Nearly 2 million Muslim faithful set off yesterday from Mecca to the valley of Mina as the annual hajj pilgrimage got under way in Saudi Arabia amid tight security.
The pilgrims, wearing white robes, walked or boarded buses to Mina, 5km east of the holy city of Mecca, to begin tracing the journey made by the Prophet Mohammed more than 1,400 years ago.
Pilgrims will spend the day in prayers and meditation in Mina, sleeping at night in tents before heading further south to Mount Arafat, where the Prophet is believed to have received the last passage of Islam's holy book, the Koran.
PHOTO: EPA
The hajj climaxes today, when the faithful spend the day praying and asking God's forgiveness at the summit.
Among this year's pilgrims is Iranian President Mahmoud Ahmadinejad, the first president of the Islamic republic to take part in the event.

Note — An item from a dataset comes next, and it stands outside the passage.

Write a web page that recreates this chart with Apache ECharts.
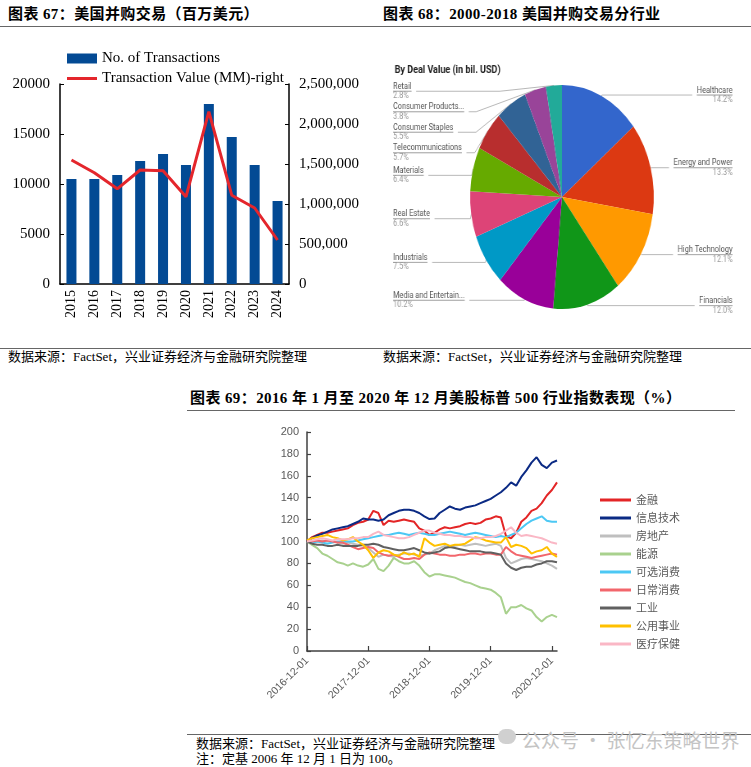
<!DOCTYPE html>
<html>
<head>
<meta charset="utf-8">
<script src="https://cdn.jsdelivr.net/npm/echarts@6/dist/echarts.min.js"></script>
<style>
body { margin: 0; width: 751px; height: 767px; background: #fff; position: relative; overflow: hidden;
  font-family: "Liberation Serif", "Noto Sans CJK SC", serif; }
.t { position: absolute; font-weight: bold; font-size: 15px; letter-spacing: 0.4px; line-height: 16px; color: #000; white-space: nowrap; }
.s { position: absolute; font-size: 13px; line-height: 14px; color: #000; white-space: nowrap; }
.rule { position: absolute; height: 0; border-top: 1.5px solid #666; }
#bar { position: absolute; left: 0; top: 40px; width: 375px; height: 300px; }
#pie { position: absolute; left: 375px; top: 40px; width: 458px; height: 300px; transform: scaleX(0.82); transform-origin: 0 0; }
#line { position: absolute; left: 180px; top: 415px; width: 571px; height: 310px; }
.wm { position: absolute; left: 522px; top: 726px; font-family: "Noto Sans CJK SC", sans-serif; font-size: 19px; color: #c4c4c4; white-space: nowrap; }
.wmi { position: absolute; left: 498px; top: 729px; width: 18px; height: 15px; border-radius: 8px; background: #d0d0d0; }
</style>
</head>
<body>
<div class="t" style="left:8px;top:6px">图表 67：美国并购交易（百万美元）</div>
<div class="t" style="left:383px;top:6px">图表 68：2000-2018 美国并购交易分行业</div>
<div class="rule" style="left:0;top:26px;width:751px"></div>

<div id="bar"></div>
<div id="pie"></div>

<div class="rule" style="left:0;top:348px;width:751px"></div>
<div class="s" style="left:8px;top:350px">数据来源：FactSet，兴业证券经济与金融研究院整理</div>
<div class="s" style="left:383px;top:350px">数据来源：FactSet，兴业证券经济与金融研究院整理</div>

<div class="t" style="left:190px;top:390px">图表 69：2016 年 1 月至 2020 年 12 月美股标普 500 行业指数表现（%）</div>
<div class="rule" style="left:187px;top:410px;width:548px"></div>

<div id="line"></div>

<div class="rule" style="left:187px;top:734px;width:564px"></div>
<div class="s" style="left:196px;top:737px">数据来源：FactSet，兴业证券经济与金融研究院整理</div>
<div class="s" style="left:196px;top:752px">注：定基 2006 年 12 月 1 日为 100。</div>
<div class="wmi"></div>
<div class="wm">公众号 · 张忆东策略世界</div>

<script>
// chart 67
const years = ['2015', '2016', '2017', '2018', '2019', '2020', '2021', '2022', '2023', '2024'];
const txCount = [10500, 10500, 10900, 12300, 13000, 11900, 18000, 14700, 11900, 8300];
const txValue = [1550000, 1390000, 1190000, 1425000, 1415000, 1090000, 2155000, 1110000, 950000, 550000];

// chart 68
const sectors = ['Healthcare', 'Energy and Power', 'High Technology', 'Financials', 'Media and Entertain...',
  'Industrials', 'Real Estate', 'Materials', 'Telecommunications', 'Consumer Staples', 'Consumer Products...', 'Retail'];
const shares = [14.2, 13.3, 12.1, 12.0, 10.2, 7.5, 6.6, 6.4, 5.7, 5.5, 3.8, 2.8];
const pieColors = ['#3366cc', '#dc3912', '#ff9900', '#109618', '#990099', '#0099c6',
  '#dd4477', '#66aa00', '#b82e2e', '#316395', '#994499', '#22aa99'];

// chart 69 (monthly, 2016-12 .. 2020-12)
const months = ['2016-12-01'];
for (let y = 2017; y <= 2020; y++) {
  for (let m = 1; m <= 12; m++) months.push(y + '-' + String(m).padStart(2, '0') + '-01');
}
months.push('2020-12-31');

const finance = [100,104,106,108,108,109,110,111,112,115, 117,118,120,128,126,115,119,118,119,120,
  119,118,112,110,106,108,111,113,112,113, 114,116,117,116,117,120,121,123,122,105,
  103,108,118,122,128,130,135,142,147,154];
const infoTech = [100,103,105.5,107,109,111,112,113,114,116, 118,121,120,120,119,120,124,126,128,129,
  129,128,126,123,120.5,121,126,129,132,130, 129,131,132,133,135,137,139,142,145,149,
  154,151,159,165,172,177,170,167,172,174];
const realEstate = [100,99,100,101,100,100,99,98,99,98, 97,96,94,90,86,88,87,86,88,89,
  89,88,87,88,89,92,94,96,95,96, 97,96,97,98,97,96,97,98,96,85,
  80,82,84,85,84,83,82,80,78,75];
const energy = [100,97,94,89,87,84,81,80,78,80, 78,77,79,84,75,73,78,85,82,80,
  80,82,78,72,68,70,70,69,68,67, 65,63,62,60,58,57,56,53,49,34,
  40,40,42,39,37,31,27,31,33,31];
const consDisc = [100,99,100,99,98,99,100,100,100,100, 101,102,103,104,105,106,106,107,108,107,
  106,107,108,107,106,106,107,108,109,108, 107,106,107,108,107,106,105,104,105,104,
  106,108,112,116,119,121,123,119,118,118];
const consStaples = [100,100,101,100,101,100,99,99,97,95, 93,94,95,94,90,88,87,88,86,84,
  84,85,84,88,90,89,88,88,87,87, 88,88,89,89,88,89,89,88,88,95,
  91,88,87,86,85,86,87,88,89,88];
const industrials = [100,98,97,97,96,96,97,96,96,96, 96,97,97,98,97,95,94,93,92,92,
  93,94,92,90,89,90,91,94,95,94, 93,92,91,91,91,90,90,89,88,80,
  76,74,76,77,77,79,80,82,82,81];
const utilities = [101,103,104,105,106,104,103,101,102,104, 100,97,92,85,90,92,91,88,87,90,
  88,89,86,103,99,96,97,98,96,97, 97,98,101,104,103,101,100,99,99,104,
  95,97,96,94,89,91,92,95,89,86];
const healthCare = [100,101,102,103,102,101,102,102,102,103, 103,104,104,107,109,106,105,104,103,103,
  104,106,108,110,110,108,107,106,106,105, 105,104,104,103,103,104,104,105,107,110,
  113,108,105,106,105,104,103,101,99,98];

const serif = 'Liberation Serif';
// flat line legend icon (tiny corner specks keep the 30x10 box)
const lineIcon = 'path://M0,3.5L30,3.5L30,6.5L0,6.5Z M0,0L0.05,0L0.05,0.05Z M29.95,9.95L30,9.95L30,10Z';

var barChart = echarts.init(document.getElementById('bar'));
barChart.setOption({
  animation: false,
  legend: {
    orient: 'vertical', left: 62, top: 5, itemWidth: 30, itemHeight: 10, itemGap: 3,
    textStyle: { fontFamily: serif, fontSize: 15, color: '#000', lineHeight: 17 },
    data: [
      { name: 'No. of Transactions', icon: 'rect' },
      { name: 'Transaction Value (MM)-right', icon: lineIcon, itemStyle: { color: '#e4262c' } }
    ]
  },
  grid: { left: 60, right: 86, top: 44, bottom: 56 },
  xAxis: {
    type: 'category', data: years,
    axisLine: { lineStyle: { color: '#000', width: 1.5 } },
    axisTick: { show: false },
    axisLabel: { rotate: 90, margin: 6, fontFamily: serif, fontSize: 14, color: '#000' }
  },
  yAxis: [
    {
      type: 'value', min: 0, max: 20000, interval: 5000, splitLine: { show: false },
      axisLine: { show: true, lineStyle: { color: '#000', width: 1.5 } },
      axisTick: { show: true, inside: true, length: 4 },
      axisLabel: { fontFamily: serif, fontSize: 15, color: '#000', margin: 10, formatter: v => String(v) }
    },
    {
      type: 'value', min: 0, max: 2500000, interval: 500000, splitLine: { show: false },
      axisLine: { show: true, lineStyle: { color: '#000', width: 1.5 } },
      axisTick: { show: true, inside: true, length: 4 },
      axisLabel: { fontFamily: serif, fontSize: 15, color: '#000', margin: 10,
        formatter: v => v.toLocaleString('en-US') }
    }
  ],
  series: [
    { name: 'No. of Transactions', type: 'bar', data: txCount, barWidth: 10,
      itemStyle: { color: '#034a94' } },
    { name: 'Transaction Value (MM)-right', type: 'line', yAxisIndex: 1, data: txValue,
      symbol: 'none', lineStyle: { color: '#e4262c', width: 3 }, itemStyle: { color: '#e4262c' } }
  ]
});

var pieChart = echarts.init(document.getElementById('pie'));
pieChart.setOption({
  animation: false,
  title: {
    text: 'By Deal Value (in bil. USD)', left: 19, top: 20,
    textStyle: { fontFamily: 'Roboto', fontSize: 11, fontWeight: 'bold', color: '#222' }
  },
  series: [{
    type: 'pie', left: 0, right: 0, top: 41, bottom: 0,
    center: [228, 116], radius: 112, startAngle: 90, clockwise: true,
    data: sectors.map((n, i) => ({ name: n, value: shares[i], itemStyle: { color: pieColors[i] } })),
    label: {
      alignTo: 'edge', edgeDistance: 22,
      formatter: p => '{n|' + p.name + '}\n{hr|}\n{p|' + p.value.toFixed(1) + '%}',
      rich: {
        n: { fontFamily: 'Roboto', fontSize: 9, color: '#555', lineHeight: 9.5 },
        hr: { borderColor: '#9a9a9a', borderWidth: 0.6, width: '100%', height: 0 },
        p: { fontFamily: 'Roboto', fontSize: 9, color: '#9a9a9a', lineHeight: 9.5 }
      }
    },
    labelLine: { length: 1, length2: 0, lineStyle: { color: '#9a9a9a', width: 0.7 } }
  }]
});

var lineChart = echarts.init(document.getElementById('line'));
const showDec = (i, v) => v.slice(4) === '-12-01';
const lineSeries = [
  ['金融', finance, '#e32526'],
  ['信息技术', infoTech, '#0b2a84'],
  ['房地产', realEstate, '#bfbfbf'],
  ['能源', energy, '#a9d18e'],
  ['可选消费', consDisc, '#4cc8f4'],
  ['日常消费', consStaples, '#f2666c'],
  ['工业', industrials, '#606060'],
  ['公用事业', utilities, '#ffc000'],
  ['医疗保健', healthCare, '#fab7c5']
];
lineChart.setOption({
  animation: false,
  legend: {
    orient: 'vertical', left: 415, top: 74, icon: 'rect', itemWidth: 31, itemHeight: 3, itemGap: 6,
    textStyle: { fontFamily: 'Noto Sans CJK SC', fontSize: 11, color: '#595959', lineHeight: 12 },
    data: lineSeries.map(s => s[0])
  },
  grid: { left: 127, top: 17, width: 250, height: 219 },
  xAxis: {
    type: 'category', data: months, boundaryGap: false,
    axisLine: { lineStyle: { color: '#404040', width: 1.5 } },
    axisTick: { inside: true, length: 5, interval: showDec, lineStyle: { color: '#404040', width: 1.2 } },
    axisLabel: { interval: showDec, rotate: 45, margin: 8, fontFamily: 'Liberation Sans', fontSize: 10.5, color: '#595959' }
  },
  yAxis: {
    type: 'value', min: 0, max: 200, interval: 20, splitLine: { show: false },
    axisLine: { show: true, lineStyle: { color: '#404040', width: 1.5 } },
    axisTick: { show: true, inside: true, length: 4, lineStyle: { color: '#404040', width: 1.2 } },
    axisLabel: { fontFamily: 'Liberation Sans', fontSize: 11, color: '#595959', margin: 8 }
  },
  series: lineSeries.map(s => ({
    name: s[0], type: 'line', data: s[1], showSymbol: false, symbol: 'none',
    lineStyle: { color: s[2], width: 2 }, itemStyle: { color: s[2] }
  }))
});
</script>
</body>
</html>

"If I made a mistake or in one of my speeches or said something that was not in line with the interest of the nation and has hurt the nation or I was not able to defend its rights, then I ask people to forgive me," Ahmadinejad said late on Sunday before his departure, Iranian state media reported.

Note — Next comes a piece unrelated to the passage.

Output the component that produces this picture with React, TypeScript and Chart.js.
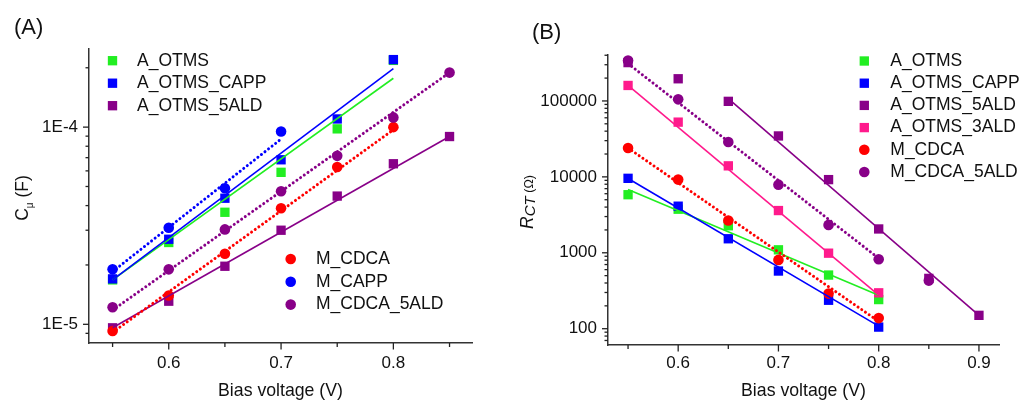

He will join other pilgrims in carrying out a series of sacred rituals, which includes walking counter-clockwise seven times around the Kaaba, a cube-shaped structure in Mecca toward which Muslims pray.

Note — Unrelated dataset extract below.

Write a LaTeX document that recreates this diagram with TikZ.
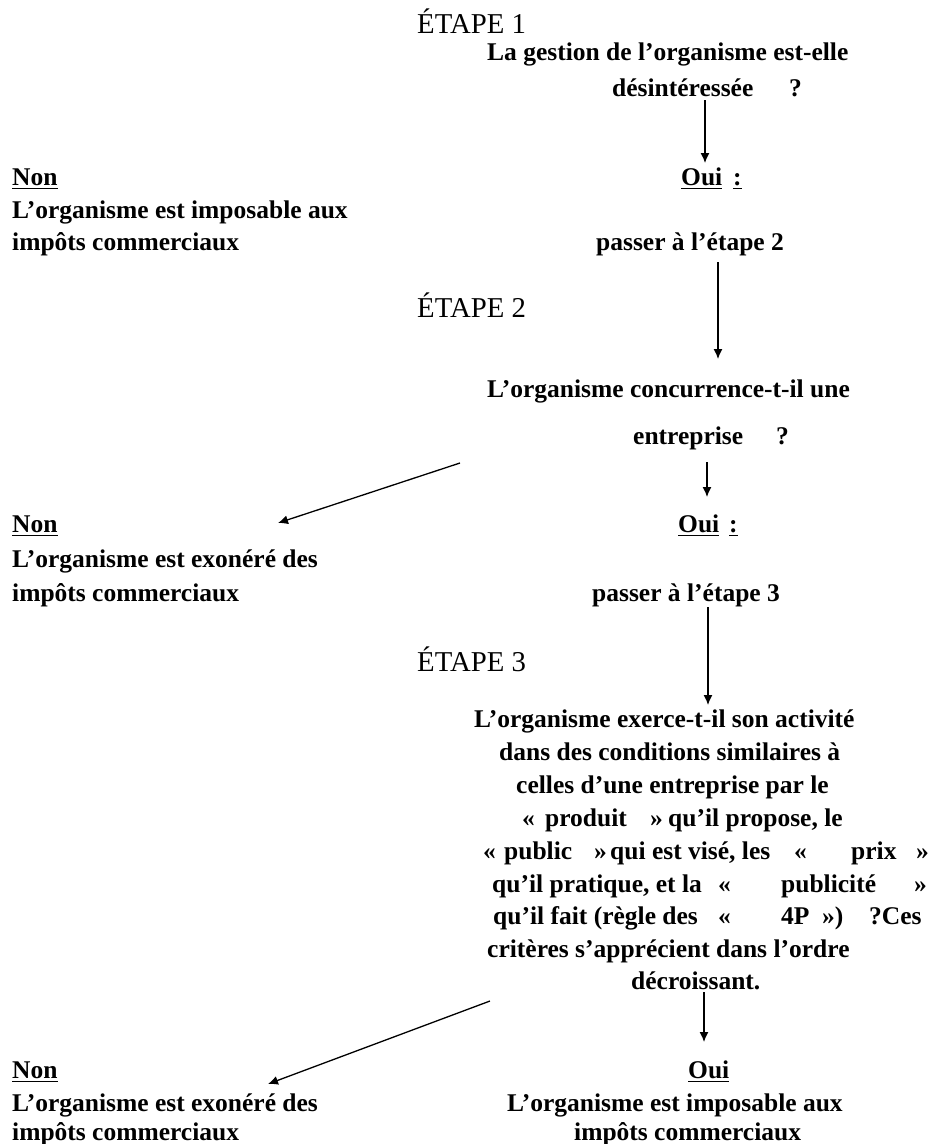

Ahmadinejad's presence is seen as helping to ease the sometimes rocky relations between largely Shiite Iran and Sunni-dominated Saudi Arabia.
Security has been stepped in a bid to control the immense crowds, as Saudi authorities hope to prevent the high death tolls that have often characterized past pilgrimages.
In 2006, 364 people were killed in a stampede at the entrance of the Jamarat Bridge, where pilgrims traditionally cast stones at a pillar representing Satan.
A third level has been added to the bridge for this year's pilgrimage, designed to ease the flow of pilgrims.
Saudi officials say the crossing can now handle more than two hundred thousand people an hour.
The pilgrimage, which ends on Friday, is one of the five pillars of Islam and is an obligation for all able-bodied Muslims at least once during their lives if they can afford it.